A long time ago, in a land far way, the Old Gods spoke of a day when brothers would bear arms against brothers, fathers would bear arms against sons, and orphaned kids would not be able to afford to attend. On this day, the Old Gods said, the fields and the hills would turn red, either with the blood of families torn apart, or because everyone was throwing tomatoes. Well friends, the day is upon us. Welcome to Tomato Battle. As prophesied in the Bible or on the Internet somewhere, Tomato Battle -- the epic melee in which everyone just throws tomatoes at everyone else, while drinking copious amounts of beer -- is hitting SD's Market Creek Event Center in only a few weeks. So as to stay informed and knowledgeable, here is what you need to know:
- They're trucking in 50,000lbs of overripe Romas that weren't already thrown at Billy Zane during his performance of Shakespeare in Tombstone.
- The tomatoes will all be sitting in a pile in the middle of the field when the battle begins, like the weapons and food when The Hunger Games started, except you shouldn't try and murder people with spears just to get a sleeping bag.

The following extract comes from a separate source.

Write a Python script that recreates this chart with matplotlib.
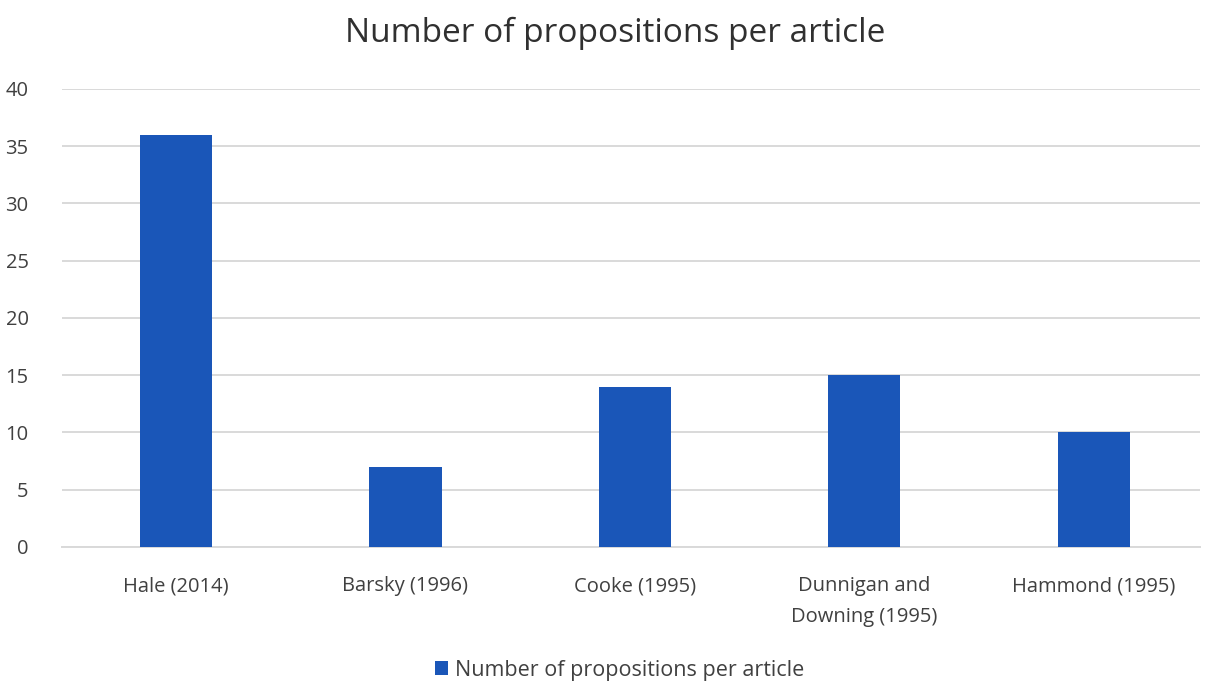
import matplotlib.pyplot as plt

plt.rcParams['font.family'] = ['Open Sans', 'DejaVu Sans']

articles = ["Hale (2014)", "Barsky (1996)", "Cooke (1995)",
            "Dunnigan and\nDowning (1995)", "Hammond (1995)"]
propositions = [36, 7, 14, 15, 10]
series_name = "Number of propositions per article"

fig = plt.figure(figsize=(12.08, 6.84), dpi=100)
ax = fig.add_axes([0.0513, 0.2003, 0.942, 0.6696])

ax.bar(range(len(articles)), propositions, width=0.314, color='#1a56b8',
       label=series_name, zorder=3)

ax.set_xlim(-0.497, 4.462)
ax.set_ylim(0, 40)
ax.set_yticks(range(0, 41, 5))
ax.set_xticks(range(len(articles)))
ax.set_xticklabels(articles, fontsize=14.5, color='#404040', linespacing=1.75)
ax.tick_params(axis='y', labelsize=14.5, colors='#404040', length=0, pad=24)
ax.tick_params(axis='x', length=0, pad=21)
ax.grid(axis='y', color='#d9d9d9', linewidth=1.4, zorder=0)
for s in ['top', 'right', 'left']:
    ax.spines[s].set_visible(False)
ax.spines['bottom'].set_color('#d9d9d9')
ax.spines['bottom'].set_linewidth(1.4)

fig.text(0.509, 0.951, series_name, ha='center', va='center', fontsize=24, color='#303030')

fig.legend(loc='center', bbox_to_anchor=(0.513, 0.02), frameon=False, fontsize=15.5,
           handlelength=0.6, handleheight=0.6, handletextpad=0.3, labelcolor='#404040')

fig.savefig('out.png', dpi=100, facecolor='white')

- Speaking of spears, you're not allowed to bring in anything to help you throw, so that means no lacrosse sticks, or slingshots, or trebuchets -- just your own weak arms.
- The battle usually lasts a little under an hour, depending on how many trebuchets people snuck in illegally.
- Costumes are encouraged. People without costumes will be the first ones taken out by the contraband trebuchets.
- The beer garden opens several hours before the battle starts, so by the time everyone starts throwing, you should have no problem seeing double, let alone red.